BEGIN Record list
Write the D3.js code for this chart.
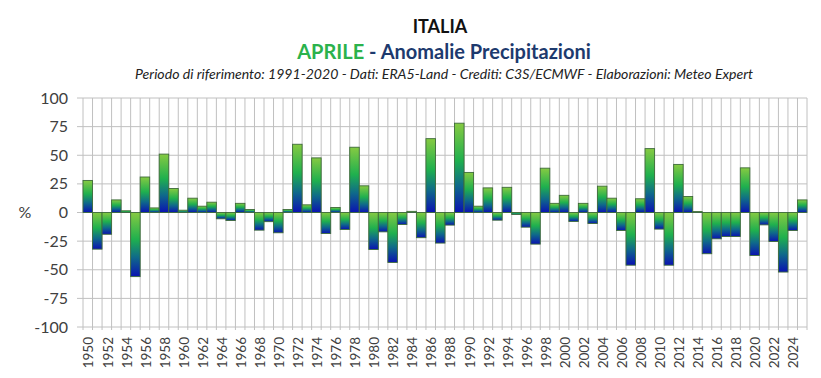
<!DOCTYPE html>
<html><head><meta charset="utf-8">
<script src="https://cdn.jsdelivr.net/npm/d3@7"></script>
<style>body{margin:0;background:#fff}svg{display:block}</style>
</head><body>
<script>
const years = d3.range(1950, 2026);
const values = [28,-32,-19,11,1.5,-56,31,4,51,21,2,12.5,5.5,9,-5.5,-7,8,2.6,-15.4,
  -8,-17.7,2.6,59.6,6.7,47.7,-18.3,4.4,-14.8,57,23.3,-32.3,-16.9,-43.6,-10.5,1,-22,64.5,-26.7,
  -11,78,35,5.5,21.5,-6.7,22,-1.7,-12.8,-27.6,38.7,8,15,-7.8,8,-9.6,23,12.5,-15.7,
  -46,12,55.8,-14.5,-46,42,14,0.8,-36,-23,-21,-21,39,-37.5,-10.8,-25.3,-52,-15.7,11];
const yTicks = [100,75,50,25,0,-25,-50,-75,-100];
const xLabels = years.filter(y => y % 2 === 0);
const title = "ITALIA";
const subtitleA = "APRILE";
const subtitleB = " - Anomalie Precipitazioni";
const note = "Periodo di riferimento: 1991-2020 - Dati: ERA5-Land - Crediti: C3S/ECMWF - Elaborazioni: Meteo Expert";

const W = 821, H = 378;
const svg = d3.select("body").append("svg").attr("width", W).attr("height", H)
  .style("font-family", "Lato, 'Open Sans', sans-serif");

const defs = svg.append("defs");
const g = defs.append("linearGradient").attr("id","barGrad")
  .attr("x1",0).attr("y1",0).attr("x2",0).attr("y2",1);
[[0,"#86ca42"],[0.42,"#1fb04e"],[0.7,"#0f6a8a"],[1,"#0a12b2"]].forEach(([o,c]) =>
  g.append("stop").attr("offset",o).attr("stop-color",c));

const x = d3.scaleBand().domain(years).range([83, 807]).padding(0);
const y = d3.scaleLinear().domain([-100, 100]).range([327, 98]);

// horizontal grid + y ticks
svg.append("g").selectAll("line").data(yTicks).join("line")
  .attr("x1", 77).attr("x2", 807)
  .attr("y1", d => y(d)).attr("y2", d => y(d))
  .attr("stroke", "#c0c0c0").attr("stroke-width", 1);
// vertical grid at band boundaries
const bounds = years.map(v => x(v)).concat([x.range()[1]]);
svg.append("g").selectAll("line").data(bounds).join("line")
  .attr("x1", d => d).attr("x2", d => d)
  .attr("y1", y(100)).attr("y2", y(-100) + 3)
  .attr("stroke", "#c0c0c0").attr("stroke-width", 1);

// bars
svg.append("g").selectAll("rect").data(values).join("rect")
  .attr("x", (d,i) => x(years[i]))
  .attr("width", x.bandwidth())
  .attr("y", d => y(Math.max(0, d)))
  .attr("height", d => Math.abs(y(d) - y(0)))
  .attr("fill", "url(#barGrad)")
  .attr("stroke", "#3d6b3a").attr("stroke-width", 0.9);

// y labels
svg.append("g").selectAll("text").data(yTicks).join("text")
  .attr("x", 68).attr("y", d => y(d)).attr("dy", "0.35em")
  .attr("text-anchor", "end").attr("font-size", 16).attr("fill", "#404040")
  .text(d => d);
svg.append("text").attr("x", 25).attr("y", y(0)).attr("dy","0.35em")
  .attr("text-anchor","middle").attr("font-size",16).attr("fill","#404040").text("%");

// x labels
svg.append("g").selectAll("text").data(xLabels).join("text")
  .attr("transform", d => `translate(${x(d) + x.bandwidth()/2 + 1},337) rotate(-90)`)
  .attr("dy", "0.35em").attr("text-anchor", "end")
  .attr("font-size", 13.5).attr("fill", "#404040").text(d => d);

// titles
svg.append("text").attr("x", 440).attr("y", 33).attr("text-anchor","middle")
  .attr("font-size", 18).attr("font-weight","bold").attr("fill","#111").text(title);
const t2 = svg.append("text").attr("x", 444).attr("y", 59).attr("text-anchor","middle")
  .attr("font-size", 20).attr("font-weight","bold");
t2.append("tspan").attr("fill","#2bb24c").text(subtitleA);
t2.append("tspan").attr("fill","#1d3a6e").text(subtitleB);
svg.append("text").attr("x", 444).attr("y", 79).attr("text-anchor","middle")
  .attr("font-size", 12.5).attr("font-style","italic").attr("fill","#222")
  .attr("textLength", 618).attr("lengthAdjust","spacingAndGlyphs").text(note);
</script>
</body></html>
END Record list
BEGIN Record list
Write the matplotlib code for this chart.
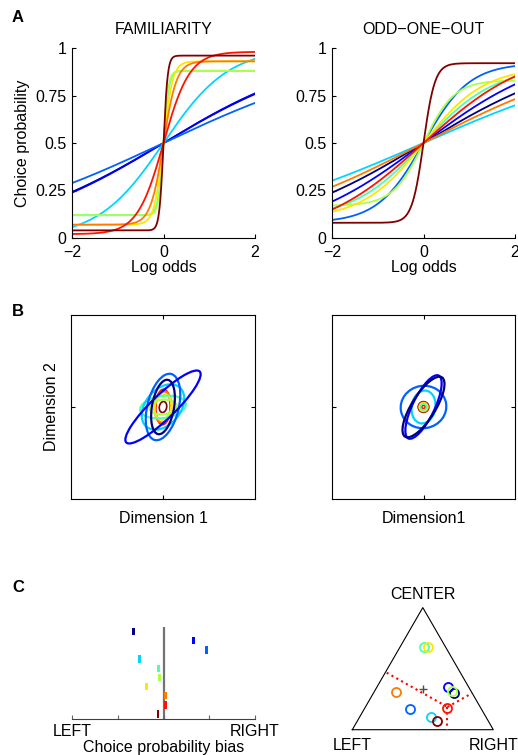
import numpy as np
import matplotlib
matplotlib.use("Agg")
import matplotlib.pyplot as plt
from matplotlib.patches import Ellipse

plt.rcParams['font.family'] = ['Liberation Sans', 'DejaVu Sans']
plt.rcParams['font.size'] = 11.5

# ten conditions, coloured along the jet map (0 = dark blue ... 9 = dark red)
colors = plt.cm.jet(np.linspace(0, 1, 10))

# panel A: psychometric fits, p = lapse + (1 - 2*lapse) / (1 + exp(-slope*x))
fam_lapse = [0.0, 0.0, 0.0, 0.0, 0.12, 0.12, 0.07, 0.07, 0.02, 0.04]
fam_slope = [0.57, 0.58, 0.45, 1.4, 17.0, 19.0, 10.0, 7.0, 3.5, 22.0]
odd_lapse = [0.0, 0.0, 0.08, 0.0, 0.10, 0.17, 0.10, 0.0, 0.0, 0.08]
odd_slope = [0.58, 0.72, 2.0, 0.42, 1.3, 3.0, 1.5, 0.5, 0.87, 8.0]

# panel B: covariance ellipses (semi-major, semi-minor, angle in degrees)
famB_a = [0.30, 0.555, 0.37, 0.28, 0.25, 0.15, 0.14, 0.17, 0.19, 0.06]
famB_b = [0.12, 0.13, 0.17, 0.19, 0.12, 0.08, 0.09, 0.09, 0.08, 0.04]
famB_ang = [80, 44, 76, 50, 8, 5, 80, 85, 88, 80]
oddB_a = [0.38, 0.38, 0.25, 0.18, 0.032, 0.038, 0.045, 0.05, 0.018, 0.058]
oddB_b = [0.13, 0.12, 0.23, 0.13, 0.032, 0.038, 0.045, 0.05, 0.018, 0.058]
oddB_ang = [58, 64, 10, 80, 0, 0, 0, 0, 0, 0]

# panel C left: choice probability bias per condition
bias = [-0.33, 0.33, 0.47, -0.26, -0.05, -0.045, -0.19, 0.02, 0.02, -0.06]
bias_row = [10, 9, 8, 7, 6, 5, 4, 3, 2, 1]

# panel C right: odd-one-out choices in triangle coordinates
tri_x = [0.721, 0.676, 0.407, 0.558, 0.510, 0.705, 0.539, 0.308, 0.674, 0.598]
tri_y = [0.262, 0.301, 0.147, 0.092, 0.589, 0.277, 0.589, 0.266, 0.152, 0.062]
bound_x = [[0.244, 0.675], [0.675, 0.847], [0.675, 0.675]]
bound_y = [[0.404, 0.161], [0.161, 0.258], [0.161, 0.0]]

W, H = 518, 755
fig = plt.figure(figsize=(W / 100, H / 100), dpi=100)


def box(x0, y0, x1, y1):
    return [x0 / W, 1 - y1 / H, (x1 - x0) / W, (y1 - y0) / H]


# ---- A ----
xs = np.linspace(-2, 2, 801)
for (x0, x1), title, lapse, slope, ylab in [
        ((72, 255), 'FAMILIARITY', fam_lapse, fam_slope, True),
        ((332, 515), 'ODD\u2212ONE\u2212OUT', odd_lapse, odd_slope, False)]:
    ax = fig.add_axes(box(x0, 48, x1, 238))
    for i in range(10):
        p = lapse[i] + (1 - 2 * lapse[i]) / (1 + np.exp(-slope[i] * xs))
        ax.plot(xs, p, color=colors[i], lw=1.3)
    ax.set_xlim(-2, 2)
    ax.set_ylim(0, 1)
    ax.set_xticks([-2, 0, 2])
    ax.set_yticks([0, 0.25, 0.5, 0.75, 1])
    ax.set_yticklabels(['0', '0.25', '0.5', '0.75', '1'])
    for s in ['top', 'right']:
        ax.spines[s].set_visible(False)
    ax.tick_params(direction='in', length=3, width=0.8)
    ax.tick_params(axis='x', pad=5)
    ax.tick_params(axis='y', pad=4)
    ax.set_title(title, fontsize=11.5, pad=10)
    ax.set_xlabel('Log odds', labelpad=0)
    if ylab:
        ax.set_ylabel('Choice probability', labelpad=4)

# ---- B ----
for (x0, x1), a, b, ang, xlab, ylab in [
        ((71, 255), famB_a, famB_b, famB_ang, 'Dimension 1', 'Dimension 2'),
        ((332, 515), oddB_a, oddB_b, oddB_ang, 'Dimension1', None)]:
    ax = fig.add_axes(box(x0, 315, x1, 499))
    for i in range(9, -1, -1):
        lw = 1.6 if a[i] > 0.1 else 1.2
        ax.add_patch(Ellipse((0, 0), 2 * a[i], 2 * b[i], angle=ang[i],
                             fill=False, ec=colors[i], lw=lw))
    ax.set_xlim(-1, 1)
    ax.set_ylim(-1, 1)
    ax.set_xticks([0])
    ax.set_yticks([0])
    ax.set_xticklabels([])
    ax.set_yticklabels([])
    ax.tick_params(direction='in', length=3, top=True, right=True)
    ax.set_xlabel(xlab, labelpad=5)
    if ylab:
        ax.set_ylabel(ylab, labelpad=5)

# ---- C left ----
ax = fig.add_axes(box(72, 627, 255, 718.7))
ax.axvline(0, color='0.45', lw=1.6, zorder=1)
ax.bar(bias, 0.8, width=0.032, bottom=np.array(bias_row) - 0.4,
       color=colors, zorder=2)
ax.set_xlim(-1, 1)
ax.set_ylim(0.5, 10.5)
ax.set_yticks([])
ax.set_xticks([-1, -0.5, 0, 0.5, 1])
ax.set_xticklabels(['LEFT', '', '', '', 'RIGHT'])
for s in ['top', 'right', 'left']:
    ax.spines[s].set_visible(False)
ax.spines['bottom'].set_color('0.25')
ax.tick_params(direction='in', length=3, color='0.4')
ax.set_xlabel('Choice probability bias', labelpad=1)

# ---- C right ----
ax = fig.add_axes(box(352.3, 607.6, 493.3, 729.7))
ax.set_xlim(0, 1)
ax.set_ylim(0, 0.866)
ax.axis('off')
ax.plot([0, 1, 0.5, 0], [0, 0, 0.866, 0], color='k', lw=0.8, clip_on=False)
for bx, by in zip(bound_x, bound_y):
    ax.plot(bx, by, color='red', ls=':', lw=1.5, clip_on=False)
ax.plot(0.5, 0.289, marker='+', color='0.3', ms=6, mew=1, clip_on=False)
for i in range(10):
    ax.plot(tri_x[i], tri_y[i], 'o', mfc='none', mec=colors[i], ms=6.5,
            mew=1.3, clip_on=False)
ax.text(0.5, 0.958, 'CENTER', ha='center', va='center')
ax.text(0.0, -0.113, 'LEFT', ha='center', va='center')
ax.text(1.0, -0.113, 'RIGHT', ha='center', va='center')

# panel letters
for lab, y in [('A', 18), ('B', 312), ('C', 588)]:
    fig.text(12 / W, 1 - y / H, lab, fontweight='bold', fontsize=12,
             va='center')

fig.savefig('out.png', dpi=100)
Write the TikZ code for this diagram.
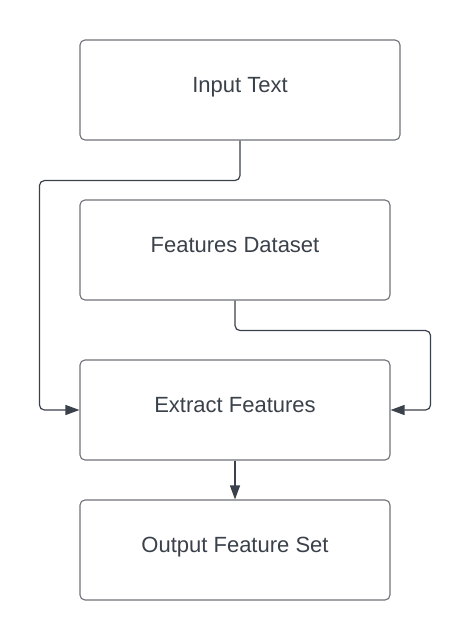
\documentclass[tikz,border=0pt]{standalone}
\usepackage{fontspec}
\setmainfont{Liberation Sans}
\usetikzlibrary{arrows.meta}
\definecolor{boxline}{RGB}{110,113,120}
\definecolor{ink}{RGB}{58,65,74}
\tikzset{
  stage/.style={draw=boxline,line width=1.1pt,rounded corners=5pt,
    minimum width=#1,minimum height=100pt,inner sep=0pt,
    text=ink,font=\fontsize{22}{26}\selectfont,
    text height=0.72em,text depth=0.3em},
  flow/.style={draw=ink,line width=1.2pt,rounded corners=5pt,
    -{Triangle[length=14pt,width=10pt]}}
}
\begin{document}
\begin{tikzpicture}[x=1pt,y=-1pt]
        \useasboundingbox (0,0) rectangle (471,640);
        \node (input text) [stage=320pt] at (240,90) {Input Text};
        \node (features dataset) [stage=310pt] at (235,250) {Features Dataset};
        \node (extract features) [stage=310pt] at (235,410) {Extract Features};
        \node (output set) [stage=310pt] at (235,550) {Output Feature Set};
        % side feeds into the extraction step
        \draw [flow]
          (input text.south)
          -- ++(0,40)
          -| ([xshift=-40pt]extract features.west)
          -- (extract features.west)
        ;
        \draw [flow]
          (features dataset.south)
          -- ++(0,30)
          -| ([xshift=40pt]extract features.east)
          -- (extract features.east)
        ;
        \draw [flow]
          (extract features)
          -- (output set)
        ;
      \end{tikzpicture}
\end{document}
END Record list
BEGIN Record list
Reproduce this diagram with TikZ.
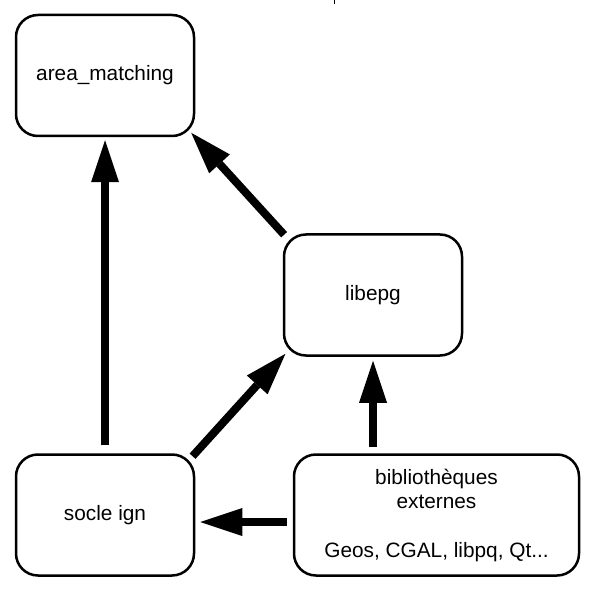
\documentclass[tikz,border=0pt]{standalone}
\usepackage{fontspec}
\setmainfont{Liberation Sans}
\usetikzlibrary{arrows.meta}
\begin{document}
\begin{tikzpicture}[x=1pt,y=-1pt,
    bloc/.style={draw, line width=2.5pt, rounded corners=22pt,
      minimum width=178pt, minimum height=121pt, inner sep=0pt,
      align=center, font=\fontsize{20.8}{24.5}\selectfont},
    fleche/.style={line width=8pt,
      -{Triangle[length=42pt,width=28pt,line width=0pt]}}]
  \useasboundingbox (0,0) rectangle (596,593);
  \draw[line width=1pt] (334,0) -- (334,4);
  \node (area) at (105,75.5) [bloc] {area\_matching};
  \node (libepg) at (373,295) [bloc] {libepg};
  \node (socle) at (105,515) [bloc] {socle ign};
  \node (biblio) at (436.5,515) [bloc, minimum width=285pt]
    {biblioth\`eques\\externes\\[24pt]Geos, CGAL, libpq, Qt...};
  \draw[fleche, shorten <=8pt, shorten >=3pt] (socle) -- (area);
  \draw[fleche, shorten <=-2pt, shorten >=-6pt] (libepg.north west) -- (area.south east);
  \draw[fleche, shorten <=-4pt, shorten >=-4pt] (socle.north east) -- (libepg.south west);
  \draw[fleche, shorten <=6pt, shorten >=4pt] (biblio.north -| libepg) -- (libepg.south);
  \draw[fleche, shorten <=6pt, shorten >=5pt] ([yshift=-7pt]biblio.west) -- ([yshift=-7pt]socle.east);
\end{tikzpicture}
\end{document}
END Record list
▶ _What you are asked to do_: Select and copy every line of the material that holds the string "Write".

▶ _Solution to the problem_:
Write the D3.js code for this chart.
Write the matplotlib code for this chart.
Write the TikZ code for this diagram.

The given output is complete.